- _Entries_:
= = = =
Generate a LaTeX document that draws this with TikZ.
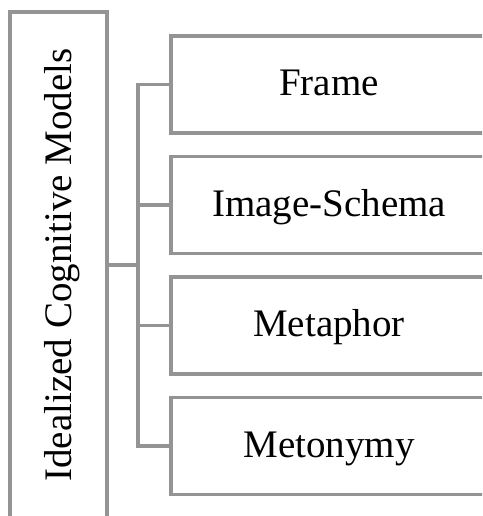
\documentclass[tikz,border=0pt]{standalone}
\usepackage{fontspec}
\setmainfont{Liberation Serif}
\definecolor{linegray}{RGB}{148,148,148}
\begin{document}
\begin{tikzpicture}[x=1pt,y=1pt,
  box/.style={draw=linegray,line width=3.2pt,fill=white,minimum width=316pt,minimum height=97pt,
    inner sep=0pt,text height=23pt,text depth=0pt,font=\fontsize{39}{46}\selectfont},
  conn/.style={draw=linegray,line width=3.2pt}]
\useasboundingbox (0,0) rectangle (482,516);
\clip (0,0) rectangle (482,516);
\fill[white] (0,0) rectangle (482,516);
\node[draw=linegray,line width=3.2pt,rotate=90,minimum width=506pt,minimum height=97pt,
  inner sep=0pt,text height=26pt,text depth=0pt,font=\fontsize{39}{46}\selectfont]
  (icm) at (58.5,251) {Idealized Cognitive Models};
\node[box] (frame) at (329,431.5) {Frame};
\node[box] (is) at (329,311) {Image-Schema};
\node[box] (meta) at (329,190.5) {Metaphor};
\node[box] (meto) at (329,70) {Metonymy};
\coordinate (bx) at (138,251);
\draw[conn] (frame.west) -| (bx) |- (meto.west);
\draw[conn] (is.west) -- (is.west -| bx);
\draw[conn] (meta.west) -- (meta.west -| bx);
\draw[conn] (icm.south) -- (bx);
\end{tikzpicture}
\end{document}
= = = =
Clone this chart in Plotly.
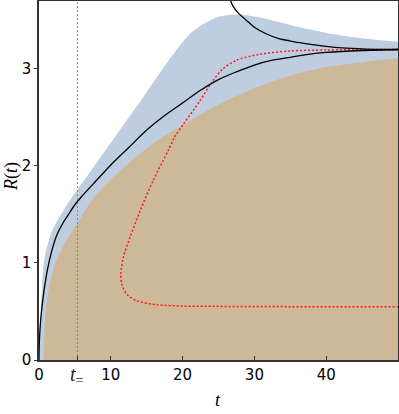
= = = =
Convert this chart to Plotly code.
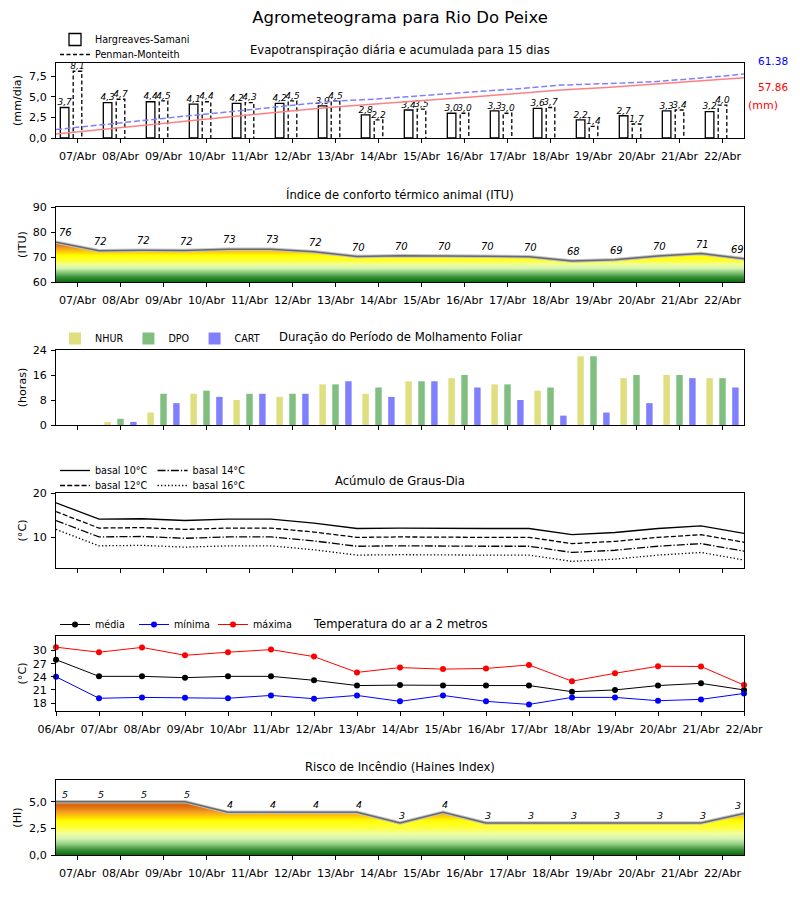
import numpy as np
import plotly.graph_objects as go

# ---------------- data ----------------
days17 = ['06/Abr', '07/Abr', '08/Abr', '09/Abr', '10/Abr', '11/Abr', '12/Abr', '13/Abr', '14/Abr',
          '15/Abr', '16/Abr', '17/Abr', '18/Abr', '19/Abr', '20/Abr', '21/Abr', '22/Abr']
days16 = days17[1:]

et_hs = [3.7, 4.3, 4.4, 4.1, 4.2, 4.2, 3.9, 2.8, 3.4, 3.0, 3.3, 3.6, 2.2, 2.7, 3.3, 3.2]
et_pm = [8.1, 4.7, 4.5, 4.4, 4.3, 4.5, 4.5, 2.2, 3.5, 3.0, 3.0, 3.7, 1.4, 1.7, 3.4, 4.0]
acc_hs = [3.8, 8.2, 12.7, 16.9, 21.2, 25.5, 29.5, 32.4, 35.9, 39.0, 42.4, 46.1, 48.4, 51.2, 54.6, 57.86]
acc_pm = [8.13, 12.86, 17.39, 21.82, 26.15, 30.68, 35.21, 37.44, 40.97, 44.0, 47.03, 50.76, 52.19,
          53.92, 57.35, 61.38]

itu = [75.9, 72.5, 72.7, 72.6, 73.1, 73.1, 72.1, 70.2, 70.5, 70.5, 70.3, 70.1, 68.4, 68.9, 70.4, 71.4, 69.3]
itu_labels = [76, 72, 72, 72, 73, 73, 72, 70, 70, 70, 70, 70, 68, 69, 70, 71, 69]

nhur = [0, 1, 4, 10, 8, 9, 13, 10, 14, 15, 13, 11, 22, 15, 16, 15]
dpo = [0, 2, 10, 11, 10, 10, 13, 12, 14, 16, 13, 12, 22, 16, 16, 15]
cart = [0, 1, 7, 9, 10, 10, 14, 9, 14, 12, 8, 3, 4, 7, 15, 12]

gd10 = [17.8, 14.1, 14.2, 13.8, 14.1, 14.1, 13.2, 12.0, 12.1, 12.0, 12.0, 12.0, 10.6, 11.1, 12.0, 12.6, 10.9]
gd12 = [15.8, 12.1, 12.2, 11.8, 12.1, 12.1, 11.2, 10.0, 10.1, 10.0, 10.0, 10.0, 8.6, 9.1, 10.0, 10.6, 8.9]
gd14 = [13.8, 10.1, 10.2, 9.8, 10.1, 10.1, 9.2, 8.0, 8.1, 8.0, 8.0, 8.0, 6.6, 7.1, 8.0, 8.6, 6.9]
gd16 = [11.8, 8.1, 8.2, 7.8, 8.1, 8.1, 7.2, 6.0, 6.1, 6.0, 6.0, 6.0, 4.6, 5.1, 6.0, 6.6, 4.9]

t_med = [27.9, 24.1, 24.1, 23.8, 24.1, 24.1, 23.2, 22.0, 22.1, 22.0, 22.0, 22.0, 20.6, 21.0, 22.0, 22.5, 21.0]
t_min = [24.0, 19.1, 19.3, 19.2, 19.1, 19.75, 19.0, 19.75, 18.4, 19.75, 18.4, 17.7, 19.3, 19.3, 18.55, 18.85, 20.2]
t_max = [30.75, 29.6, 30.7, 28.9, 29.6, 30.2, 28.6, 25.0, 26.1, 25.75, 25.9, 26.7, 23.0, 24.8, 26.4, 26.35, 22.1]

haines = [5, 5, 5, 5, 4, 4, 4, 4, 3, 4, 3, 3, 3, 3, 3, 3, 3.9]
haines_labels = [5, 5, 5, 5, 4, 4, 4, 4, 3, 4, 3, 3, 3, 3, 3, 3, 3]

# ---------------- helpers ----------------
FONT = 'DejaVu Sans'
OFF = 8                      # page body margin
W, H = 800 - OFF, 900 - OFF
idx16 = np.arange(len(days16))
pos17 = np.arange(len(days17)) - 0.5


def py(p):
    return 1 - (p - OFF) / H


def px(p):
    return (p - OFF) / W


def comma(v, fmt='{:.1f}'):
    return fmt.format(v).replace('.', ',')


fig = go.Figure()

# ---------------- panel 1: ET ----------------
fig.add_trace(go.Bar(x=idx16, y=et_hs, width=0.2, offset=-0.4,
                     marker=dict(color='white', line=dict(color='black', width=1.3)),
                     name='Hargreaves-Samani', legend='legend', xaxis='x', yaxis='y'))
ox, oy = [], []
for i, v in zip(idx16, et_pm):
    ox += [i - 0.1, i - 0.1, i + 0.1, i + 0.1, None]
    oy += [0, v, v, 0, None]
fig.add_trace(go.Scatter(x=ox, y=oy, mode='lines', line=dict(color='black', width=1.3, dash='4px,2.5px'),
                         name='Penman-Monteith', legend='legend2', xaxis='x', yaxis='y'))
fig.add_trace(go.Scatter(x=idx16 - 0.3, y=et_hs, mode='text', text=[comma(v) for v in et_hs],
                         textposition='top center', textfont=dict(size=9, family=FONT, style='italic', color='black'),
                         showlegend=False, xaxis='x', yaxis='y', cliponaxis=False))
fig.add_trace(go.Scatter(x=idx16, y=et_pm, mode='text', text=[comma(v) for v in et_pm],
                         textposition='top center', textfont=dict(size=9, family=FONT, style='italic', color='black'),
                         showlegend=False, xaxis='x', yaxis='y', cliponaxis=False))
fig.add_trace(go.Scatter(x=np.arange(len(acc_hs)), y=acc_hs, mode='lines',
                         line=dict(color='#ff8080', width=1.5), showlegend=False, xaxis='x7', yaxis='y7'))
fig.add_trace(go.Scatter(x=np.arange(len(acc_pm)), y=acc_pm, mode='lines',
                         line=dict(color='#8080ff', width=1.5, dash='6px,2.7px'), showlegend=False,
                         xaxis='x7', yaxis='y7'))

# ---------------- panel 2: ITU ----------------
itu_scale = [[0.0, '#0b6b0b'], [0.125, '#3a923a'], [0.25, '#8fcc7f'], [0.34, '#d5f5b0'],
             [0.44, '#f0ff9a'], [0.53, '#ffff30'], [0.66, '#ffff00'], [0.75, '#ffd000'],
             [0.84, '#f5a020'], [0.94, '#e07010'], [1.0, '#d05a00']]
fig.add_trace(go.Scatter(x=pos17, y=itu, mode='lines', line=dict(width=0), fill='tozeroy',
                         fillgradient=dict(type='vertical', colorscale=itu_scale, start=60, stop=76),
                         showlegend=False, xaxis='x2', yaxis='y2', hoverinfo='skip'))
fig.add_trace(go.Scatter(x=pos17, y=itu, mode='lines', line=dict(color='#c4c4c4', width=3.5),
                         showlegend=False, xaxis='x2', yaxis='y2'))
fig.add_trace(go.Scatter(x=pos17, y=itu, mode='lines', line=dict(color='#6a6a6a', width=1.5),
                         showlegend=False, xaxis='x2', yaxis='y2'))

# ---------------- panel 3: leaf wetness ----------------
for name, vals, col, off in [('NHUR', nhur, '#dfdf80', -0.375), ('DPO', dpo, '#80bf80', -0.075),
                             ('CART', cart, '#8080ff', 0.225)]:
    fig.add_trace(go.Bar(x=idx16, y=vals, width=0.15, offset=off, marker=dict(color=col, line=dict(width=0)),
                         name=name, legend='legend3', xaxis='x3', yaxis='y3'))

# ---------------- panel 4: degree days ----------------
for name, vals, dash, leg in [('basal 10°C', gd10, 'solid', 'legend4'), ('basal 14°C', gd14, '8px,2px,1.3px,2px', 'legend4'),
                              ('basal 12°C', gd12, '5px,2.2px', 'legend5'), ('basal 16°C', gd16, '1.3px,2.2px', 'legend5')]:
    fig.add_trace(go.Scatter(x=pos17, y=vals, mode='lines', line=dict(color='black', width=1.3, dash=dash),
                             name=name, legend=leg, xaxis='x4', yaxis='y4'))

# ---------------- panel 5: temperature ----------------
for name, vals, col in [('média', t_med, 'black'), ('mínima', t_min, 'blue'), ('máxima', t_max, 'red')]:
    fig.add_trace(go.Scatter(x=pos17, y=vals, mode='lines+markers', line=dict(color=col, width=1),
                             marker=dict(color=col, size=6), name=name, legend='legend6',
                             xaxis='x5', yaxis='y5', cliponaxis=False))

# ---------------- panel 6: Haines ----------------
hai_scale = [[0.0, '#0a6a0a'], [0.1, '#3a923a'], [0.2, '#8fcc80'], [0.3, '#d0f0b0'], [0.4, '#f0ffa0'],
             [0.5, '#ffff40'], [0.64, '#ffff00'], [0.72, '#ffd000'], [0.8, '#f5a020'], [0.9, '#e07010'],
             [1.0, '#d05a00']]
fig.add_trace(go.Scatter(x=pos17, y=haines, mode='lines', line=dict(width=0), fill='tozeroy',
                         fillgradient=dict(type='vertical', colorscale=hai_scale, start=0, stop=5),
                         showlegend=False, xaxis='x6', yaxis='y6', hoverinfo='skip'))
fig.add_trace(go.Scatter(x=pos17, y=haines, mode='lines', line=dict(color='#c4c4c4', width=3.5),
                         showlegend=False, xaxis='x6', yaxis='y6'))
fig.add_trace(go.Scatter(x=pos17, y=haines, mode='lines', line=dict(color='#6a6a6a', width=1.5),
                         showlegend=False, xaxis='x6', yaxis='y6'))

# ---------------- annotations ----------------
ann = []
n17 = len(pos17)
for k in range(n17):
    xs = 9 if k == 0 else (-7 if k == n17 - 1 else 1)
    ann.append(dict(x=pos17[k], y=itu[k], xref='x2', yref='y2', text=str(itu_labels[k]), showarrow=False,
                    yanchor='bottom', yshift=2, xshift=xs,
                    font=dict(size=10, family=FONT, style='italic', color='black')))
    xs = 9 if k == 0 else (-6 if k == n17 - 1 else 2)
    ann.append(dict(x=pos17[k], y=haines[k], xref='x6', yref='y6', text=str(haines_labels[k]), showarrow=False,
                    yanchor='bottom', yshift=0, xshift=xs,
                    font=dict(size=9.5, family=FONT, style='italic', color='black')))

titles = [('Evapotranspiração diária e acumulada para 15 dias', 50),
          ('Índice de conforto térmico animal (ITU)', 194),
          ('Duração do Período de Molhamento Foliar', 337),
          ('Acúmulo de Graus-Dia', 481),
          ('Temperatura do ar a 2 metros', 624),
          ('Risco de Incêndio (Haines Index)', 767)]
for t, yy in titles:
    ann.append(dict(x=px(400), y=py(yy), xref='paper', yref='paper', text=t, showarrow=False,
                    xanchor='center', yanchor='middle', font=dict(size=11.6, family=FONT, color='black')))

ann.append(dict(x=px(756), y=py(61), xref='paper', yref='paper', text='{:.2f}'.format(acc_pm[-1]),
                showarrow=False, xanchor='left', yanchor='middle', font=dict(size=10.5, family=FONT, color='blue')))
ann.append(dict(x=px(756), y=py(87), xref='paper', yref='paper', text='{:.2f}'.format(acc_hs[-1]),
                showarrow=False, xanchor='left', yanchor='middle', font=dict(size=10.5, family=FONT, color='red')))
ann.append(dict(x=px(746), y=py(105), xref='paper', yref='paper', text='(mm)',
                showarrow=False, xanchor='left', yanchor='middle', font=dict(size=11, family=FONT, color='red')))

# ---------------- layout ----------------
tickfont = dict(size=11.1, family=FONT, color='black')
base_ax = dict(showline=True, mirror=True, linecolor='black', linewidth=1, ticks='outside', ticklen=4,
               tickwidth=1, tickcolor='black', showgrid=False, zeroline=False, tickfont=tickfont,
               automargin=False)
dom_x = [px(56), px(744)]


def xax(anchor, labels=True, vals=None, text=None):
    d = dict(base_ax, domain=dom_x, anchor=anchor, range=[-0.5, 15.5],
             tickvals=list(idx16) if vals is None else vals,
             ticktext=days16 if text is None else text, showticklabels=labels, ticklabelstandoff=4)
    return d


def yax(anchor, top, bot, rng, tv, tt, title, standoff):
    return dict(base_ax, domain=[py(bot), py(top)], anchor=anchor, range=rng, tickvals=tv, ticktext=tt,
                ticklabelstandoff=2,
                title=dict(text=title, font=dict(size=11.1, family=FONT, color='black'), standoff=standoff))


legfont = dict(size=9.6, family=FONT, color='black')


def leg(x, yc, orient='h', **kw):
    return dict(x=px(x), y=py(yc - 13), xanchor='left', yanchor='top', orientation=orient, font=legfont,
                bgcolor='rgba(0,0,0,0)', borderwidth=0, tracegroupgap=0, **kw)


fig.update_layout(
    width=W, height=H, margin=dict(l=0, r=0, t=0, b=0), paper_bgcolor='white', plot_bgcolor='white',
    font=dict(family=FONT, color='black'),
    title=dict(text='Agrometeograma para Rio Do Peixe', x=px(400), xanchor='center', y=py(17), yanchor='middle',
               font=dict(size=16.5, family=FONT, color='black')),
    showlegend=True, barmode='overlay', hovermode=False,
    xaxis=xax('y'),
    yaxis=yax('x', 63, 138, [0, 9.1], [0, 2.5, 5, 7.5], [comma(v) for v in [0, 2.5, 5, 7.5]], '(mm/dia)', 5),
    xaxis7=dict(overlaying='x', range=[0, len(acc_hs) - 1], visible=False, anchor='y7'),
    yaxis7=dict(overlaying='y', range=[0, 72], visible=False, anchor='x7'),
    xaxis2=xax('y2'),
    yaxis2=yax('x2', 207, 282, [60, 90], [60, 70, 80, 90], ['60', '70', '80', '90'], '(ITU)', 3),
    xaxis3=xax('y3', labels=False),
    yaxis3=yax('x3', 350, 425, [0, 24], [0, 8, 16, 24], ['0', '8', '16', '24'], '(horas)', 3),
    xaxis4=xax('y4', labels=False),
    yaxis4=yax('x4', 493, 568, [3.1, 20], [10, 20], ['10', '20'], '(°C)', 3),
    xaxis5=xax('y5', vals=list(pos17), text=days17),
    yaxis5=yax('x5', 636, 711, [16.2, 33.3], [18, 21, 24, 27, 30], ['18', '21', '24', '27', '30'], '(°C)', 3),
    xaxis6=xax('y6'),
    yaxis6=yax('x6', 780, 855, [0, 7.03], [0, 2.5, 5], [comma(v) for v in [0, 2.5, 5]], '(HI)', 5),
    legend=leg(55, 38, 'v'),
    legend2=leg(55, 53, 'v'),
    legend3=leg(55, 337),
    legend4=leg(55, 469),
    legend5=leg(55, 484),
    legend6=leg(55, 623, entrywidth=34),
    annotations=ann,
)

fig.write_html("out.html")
= = = =
- _Written instruction_:
Look above for the line with "Convert this chart to Plotly code." and copy exactly from it through the line with "days16 = days17[1:]", both included. Omit the pictures.

- _Output_:
Convert this chart to Plotly code.
import numpy as np
import plotly.graph_objects as go

# ---------------- data ----------------
days17 = ['06/Abr', '07/Abr', '08/Abr', '09/Abr', '10/Abr', '11/Abr', '12/Abr', '13/Abr', '14/Abr',
          '15/Abr', '16/Abr', '17/Abr', '18/Abr', '19/Abr', '20/Abr', '21/Abr', '22/Abr']
days16 = days17[1:]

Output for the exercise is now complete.